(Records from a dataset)
· · · · · · ·
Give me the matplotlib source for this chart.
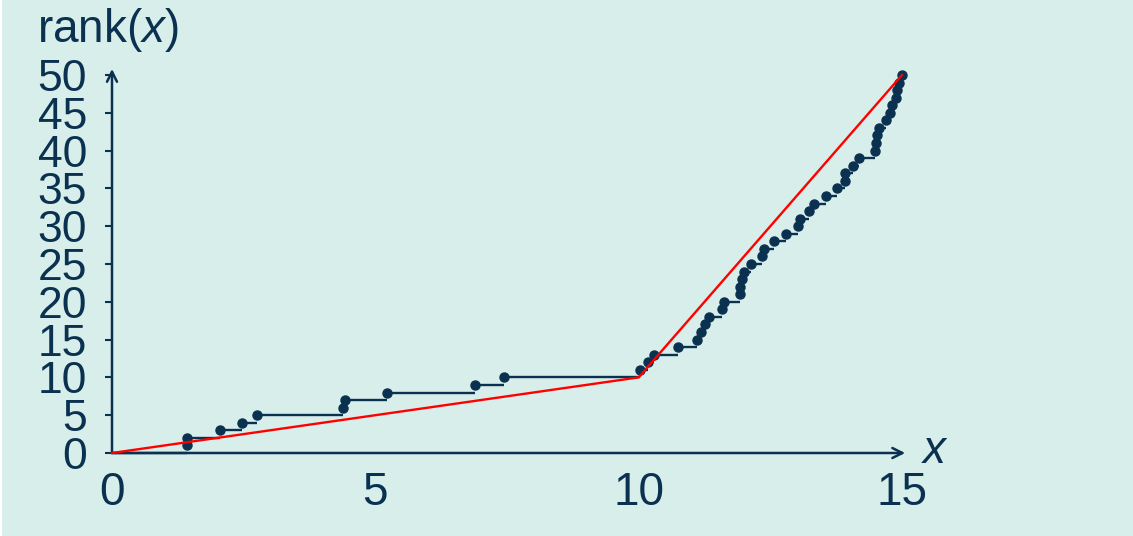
import matplotlib
matplotlib.use("Agg")
import matplotlib.pyplot as plt
from matplotlib.patches import Rectangle

# sorted sample values, rank k = position in this list (1-based)
sample = [1.43, 1.43, 2.06, 2.47, 2.75, 4.39, 4.42, 5.23, 6.89, 7.44,
          10.02, 10.18, 10.29, 10.75, 11.10, 11.18, 11.26, 11.34, 11.58, 11.62,
          11.92, 11.93, 11.96, 12.00, 12.13, 12.34, 12.38, 12.57, 12.79, 13.03,
          13.07, 13.23, 13.33, 13.56, 13.76, 13.92, 13.92, 14.07, 14.19, 14.49,
          14.51, 14.52, 14.56, 14.69, 14.78, 14.81, 14.88, 14.90, 14.95, 15.00]

# piecewise linear approximation of the rank function
knot_x = [0, 10, 15]
knot_y = [0, 10, 50]

xticks = [0, 5, 10, 15]
yticks = list(range(0, 51, 5))

bg = "#d8eeea"
ink = "#0b3150"

plt.rcParams["font.family"] = ["Liberation Sans", "DejaVu Sans"]
plt.rcParams["mathtext.fontset"] = "custom"
plt.rcParams["mathtext.rm"] = "Liberation Sans"
plt.rcParams["mathtext.it"] = "Liberation Sans:italic"

fig = plt.figure(figsize=(11.33, 5.36), dpi=100)
fig.patch.set_facecolor("white")
fig.patches.append(Rectangle((2 / 1133, 0), 1, 1, transform=fig.transFigure,
                             facecolor=bg, edgecolor="none", zorder=-10))

ax = fig.add_axes([112 / 1133, 83 / 536, 790 / 1133, 378 / 536])
ax.set_facecolor("none")
ax.set_xlim(0, 15)
ax.set_ylim(0, 50)
for s in ax.spines.values():
    s.set_visible(False)

# axes with open arrow heads
arrow = dict(arrowstyle="->", color=ink, lw=1.8, mutation_scale=18, shrinkA=0, shrinkB=0)
ax.annotate("", xy=(15.06, 0), xytext=(0, 0), arrowprops=arrow, annotation_clip=False)
ax.annotate("", xy=(0, 50.8), xytext=(0, 0), arrowprops=arrow, annotation_clip=False)

# empirical rank: horizontal steps and a dot at every sample
ranks = list(range(1, len(sample) + 1))
starts = [0] + sample[:-1]
ends = sample
ax.hlines([r - 1 for r in ranks], starts, ends, color=ink, lw=1.7, zorder=3, clip_on=False)
ax.plot(sample, ranks, "o", color=ink, ms=6.5, zorder=4, clip_on=False)

ax.plot(knot_x, knot_y, color="red", lw=1.7, zorder=5, clip_on=False)

ax.set_xticks(xticks)
ax.set_yticks(yticks)
ax.tick_params(axis="x", length=0, pad=13, labelsize=33, labelcolor=ink)
ax.tick_params(axis="y", length=5, width=1.5, color=ink, pad=13, labelsize=32, labelcolor=ink)

fig.text(37 / 1133, 1 - 42 / 536, r"rank($x$)", fontsize=33, color=ink, ha="left", va="baseline")
ax.text(15.62, 0.2, r"$x$", fontsize=33, color=ink, ha="center", va="center")

fig.savefig("out.png", dpi=100, facecolor=fig.get_facecolor())
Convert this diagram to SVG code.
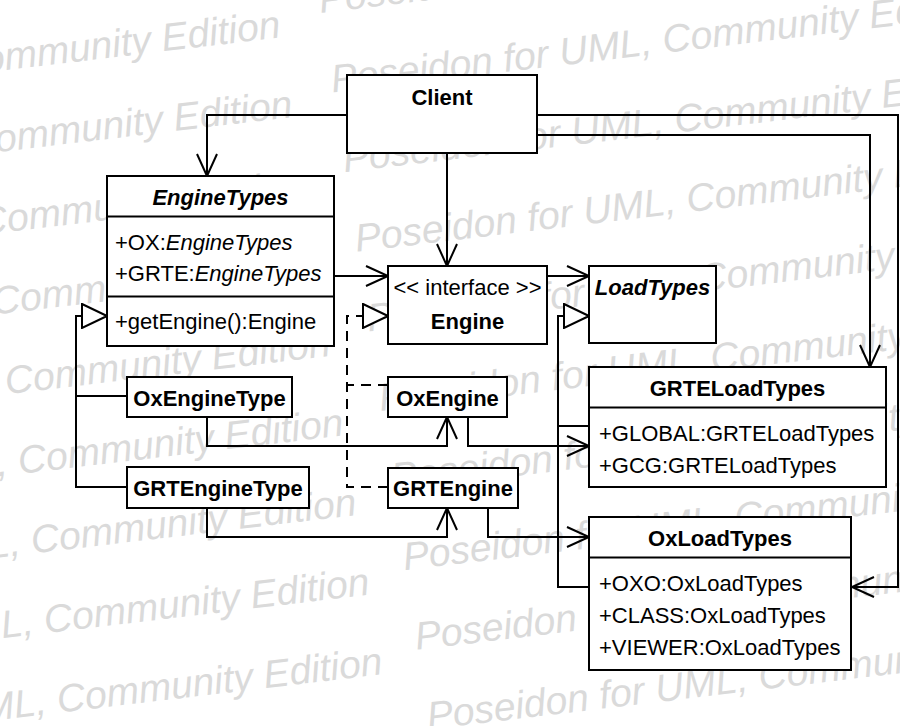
<svg xmlns="http://www.w3.org/2000/svg" width="900" height="726" viewBox="0 0 900 726">
  <defs>
    <style>
      .wm { font-family: "Liberation Sans", Arial, sans-serif; font-style: italic; font-size: 39px; fill: #dadada; }
      .box { fill: #ffffff; stroke: #000000; stroke-width: 2; }
      .sep { stroke: #000000; stroke-width: 2; }
      .t { font-family: "Liberation Sans", Arial, sans-serif; font-size: 22px; fill: #000000; }
      .b { font-weight: bold; }
      .i { font-style: italic; }
      .c { text-anchor: middle; }
      .ln { fill: none; stroke: #000000; stroke-width: 2; }
      .dash { stroke-dasharray: 10 7; }
    </style>
    <!-- open arrowhead for navigable associations -->
    <marker id="open" markerUnits="userSpaceOnUse" viewBox="0 0 26 22" markerWidth="26" markerHeight="22" refX="23" refY="11" orient="auto">
      <path d="M1,1 L23,11 L1,21" fill="none" stroke="#000000" stroke-width="2"/>
    </marker>
    <!-- hollow triangle for generalization / realization -->
    <marker id="tri" markerUnits="userSpaceOnUse" viewBox="0 0 28 26" markerWidth="28" markerHeight="26" refX="26" refY="13" orient="auto">
      <path d="M1,1 L26,13 L1,25 Z" fill="#ffffff" stroke="#000000" stroke-width="2" stroke-dasharray="none"/>
    </marker>
  </defs>

  <rect x="0" y="0" width="900" height="726" fill="#ffffff"/>

  <!-- background watermark: two staggered columns of tilted captions -->
  <g id="watermark">
    <text class="wm" transform="translate(-375,115.5) rotate(-6.8)">Poseidon for UML, Community Edition</text>
    <text class="wm" transform="translate(-363,195.1) rotate(-6.8)">Poseidon for UML, Community Edition</text>
    <text class="wm" transform="translate(-351,274.7) rotate(-6.8)">Poseidon for UML, Community Edition</text>
    <text class="wm" transform="translate(-338,354.3) rotate(-6.8)">Poseidon for UML, Community Edition</text>
    <text class="wm" transform="translate(-325,433.9) rotate(-6.8)">Poseidon for UML, Community Edition</text>
    <text class="wm" transform="translate(-312,513.5) rotate(-6.8)">Poseidon for UML, Community Edition</text>
    <text class="wm" transform="translate(-299,593.1) rotate(-6.8)">Poseidon for UML, Community Edition</text>
    <text class="wm" transform="translate(-286,672.7) rotate(-6.8)">Poseidon for UML, Community Edition</text>
    <text class="wm" transform="translate(-273,752.3) rotate(-6.8)">Poseidon for UML, Community Edition</text>
    <text class="wm" transform="translate(320.5,13) rotate(-6.8)">Poseidon for UML, Community Edition</text>
    <text class="wm" transform="translate(332.5,92.6) rotate(-6.8)">Poseidon for UML, Community Edition</text>
    <text class="wm" transform="translate(344.5,172.2) rotate(-6.8)">Poseidon for UML, Community Edition</text>
    <text class="wm" transform="translate(356.5,251.8) rotate(-6.8)">Poseidon for UML, Community Edition</text>
    <text class="wm" transform="translate(368.5,331.4) rotate(-6.8)">Poseidon for UML, Community Edition</text>
    <text class="wm" transform="translate(380.5,411) rotate(-6.8)">Poseidon for UML, Community Edition</text>
    <text class="wm" transform="translate(392.5,490.6) rotate(-6.8)">Poseidon for UML, Community Edition</text>
    <text class="wm" transform="translate(404.5,570.2) rotate(-6.8)">Poseidon for UML, Community Edition</text>
    <text class="wm" transform="translate(416.5,649.8) rotate(-6.8)">Poseidon for UML, Community Edition</text>
    <text class="wm" transform="translate(428.5,729.4) rotate(-6.8)">Poseidon for UML, Community Edition</text>
  </g>

  <!-- connectors -->
  <g id="connectors">
    <path class="ln" d="M347,115 H207 V176" marker-end="url(#open)"/>
    <path class="ln" d="M447,153 V266" marker-end="url(#open)"/>
    <path class="ln" d="M537,135 H870 V367" marker-end="url(#open)"/>
    <path class="ln" d="M537,115 H898 V587 H852" marker-end="url(#open)"/>
    <path class="ln" d="M334,276 H388" marker-end="url(#open)"/>
    <path class="ln" d="M547,276 H589" marker-end="url(#open)"/>
    <path class="ln" d="M207,417 V446 H447 V417" marker-end="url(#open)"/>
    <path class="ln" d="M207,508 V537 H447 V508" marker-end="url(#open)"/>
    <path class="ln" d="M468,417 V446 H589" marker-end="url(#open)"/>
    <path class="ln" d="M488,508 V537 H589" marker-end="url(#open)"/>
    <!-- generalizations -->
    <path class="ln" d="M127,396 H76"/>
    <path class="ln" d="M127,487 H76 V316 H107" marker-end="url(#tri)"/>
    <path class="ln" d="M589,426 H558"/>
    <path class="ln" d="M589,587 H558 V316 H589" marker-end="url(#tri)"/>
    <!-- realizations -->
    <path class="ln dash" d="M388,385 H347"/>
    <path class="ln dash" d="M388,487 H347 V316 H388" marker-end="url(#tri)"/>
  </g>

  <g id="client">
    <rect class="box" x="347" y="75" width="190" height="78"/>
    <text class="t b c" x="442" y="105">Client</text>
  </g>

  <g id="engine-types">
    <rect class="box" x="107" y="176" width="227" height="170"/>
    <line class="sep" x1="107" y1="216.5" x2="334" y2="216.5"/>
    <line class="sep" x1="107" y1="296.5" x2="334" y2="296.5"/>
    <text class="t b i c" x="220.5" y="205">EngineTypes</text>
    <text class="t" x="115" y="250">+OX:<tspan class="i">EngineTypes</tspan></text>
    <text class="t" x="115" y="281">+GRTE:<tspan class="i">EngineTypes</tspan></text>
    <text class="t" x="115" y="329">+getEngine():Engine</text>
  </g>

  <g id="engine">
    <rect class="box" x="388" y="266" width="159" height="78"/>
    <text class="t c" x="467.5" y="295">&lt;&lt; interface &gt;&gt;</text>
    <text class="t b c" x="467.5" y="329">Engine</text>
  </g>

  <g id="load-types">
    <rect class="box" x="589" y="266" width="127" height="77"/>
    <text class="t b i c" x="652.5" y="295">LoadTypes</text>
  </g>

  <g id="ox-engine-type">
    <rect class="box" x="127" y="377" width="165" height="40"/>
    <text class="t b c" x="209.5" y="406">OxEngineType</text>
  </g>

  <g id="grt-engine-type">
    <rect class="box" x="127" y="467" width="182" height="41"/>
    <text class="t b c" x="218" y="496">GRTEngineType</text>
  </g>

  <g id="ox-engine">
    <rect class="box" x="388" y="377" width="119" height="40"/>
    <text class="t b c" x="447.5" y="406">OxEngine</text>
  </g>

  <g id="grt-engine">
    <rect class="box" x="388" y="468" width="130" height="40"/>
    <text class="t b c" x="453" y="496">GRTEngine</text>
  </g>

  <g id="grte-load-types">
    <rect class="box" x="589" y="367" width="297" height="120"/>
    <line class="sep" x1="589" y1="407.5" x2="886" y2="407.5"/>
    <text class="t b c" x="737.5" y="396">GRTELoadTypes</text>
    <text class="t" x="599" y="441">+GLOBAL:GRTELoadTypes</text>
    <text class="t" x="599" y="473">+GCG:GRTELoadTypes</text>
  </g>

  <g id="ox-load-types">
    <rect class="box" x="589" y="517" width="262" height="153"/>
    <line class="sep" x1="589" y1="557.5" x2="851" y2="557.5"/>
    <text class="t b c" x="720" y="546">OxLoadTypes</text>
    <text class="t" x="599" y="591">+OXO:OxLoadTypes</text>
    <text class="t" x="599" y="623">+CLASS:OxLoadTypes</text>
    <text class="t" x="599" y="655">+VIEWER:OxLoadTypes</text>
  </g>
</svg>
· · · · · · ·
> To do
Copy, word for word, the entries above from the first line to the line that holds "50.8), xytext=(0, 0), arrowprops=arrow, annotation_clip=False)". Drop the pictures.

> Response to the exercise
Give me the matplotlib source for this chart.
import matplotlib
matplotlib.use("Agg")
import matplotlib.pyplot as plt
from matplotlib.patches import Rectangle

# sorted sample values, rank k = position in this list (1-based)
sample = [1.43, 1.43, 2.06, 2.47, 2.75, 4.39, 4.42, 5.23, 6.89, 7.44,
          10.02, 10.18, 10.29, 10.75, 11.10, 11.18, 11.26, 11.34, 11.58, 11.62,
          11.92, 11.93, 11.96, 12.00, 12.13, 12.34, 12.38, 12.57, 12.79, 13.03,
          13.07, 13.23, 13.33, 13.56, 13.76, 13.92, 13.92, 14.07, 14.19, 14.49,
          14.51, 14.52, 14.56, 14.69, 14.78, 14.81, 14.88, 14.90, 14.95, 15.00]

# piecewise linear approximation of the rank function
knot_x = [0, 10, 15]
knot_y = [0, 10, 50]

xticks = [0, 5, 10, 15]
yticks = list(range(0, 51, 5))

bg = "#d8eeea"
ink = "#0b3150"

plt.rcParams["font.family"] = ["Liberation Sans", "DejaVu Sans"]
plt.rcParams["mathtext.fontset"] = "custom"
plt.rcParams["mathtext.rm"] = "Liberation Sans"
plt.rcParams["mathtext.it"] = "Liberation Sans:italic"

fig = plt.figure(figsize=(11.33, 5.36), dpi=100)
fig.patch.set_facecolor("white")
fig.patches.append(Rectangle((2 / 1133, 0), 1, 1, transform=fig.transFigure,
                             facecolor=bg, edgecolor="none", zorder=-10))

ax = fig.add_axes([112 / 1133, 83 / 536, 790 / 1133, 378 / 536])
ax.set_facecolor("none")
ax.set_xlim(0, 15)
ax.set_ylim(0, 50)
for s in ax.spines.values():
    s.set_visible(False)

# axes with open arrow heads
arrow = dict(arrowstyle="->", color=ink, lw=1.8, mutation_scale=18, shrinkA=0, shrinkB=0)
ax.annotate("", xy=(15.06, 0), xytext=(0, 0), arrowprops=arrow, annotation_clip=False)
ax.annotate("", xy=(0, 50.8), xytext=(0, 0), arrowprops=arrow, annotation_clip=False)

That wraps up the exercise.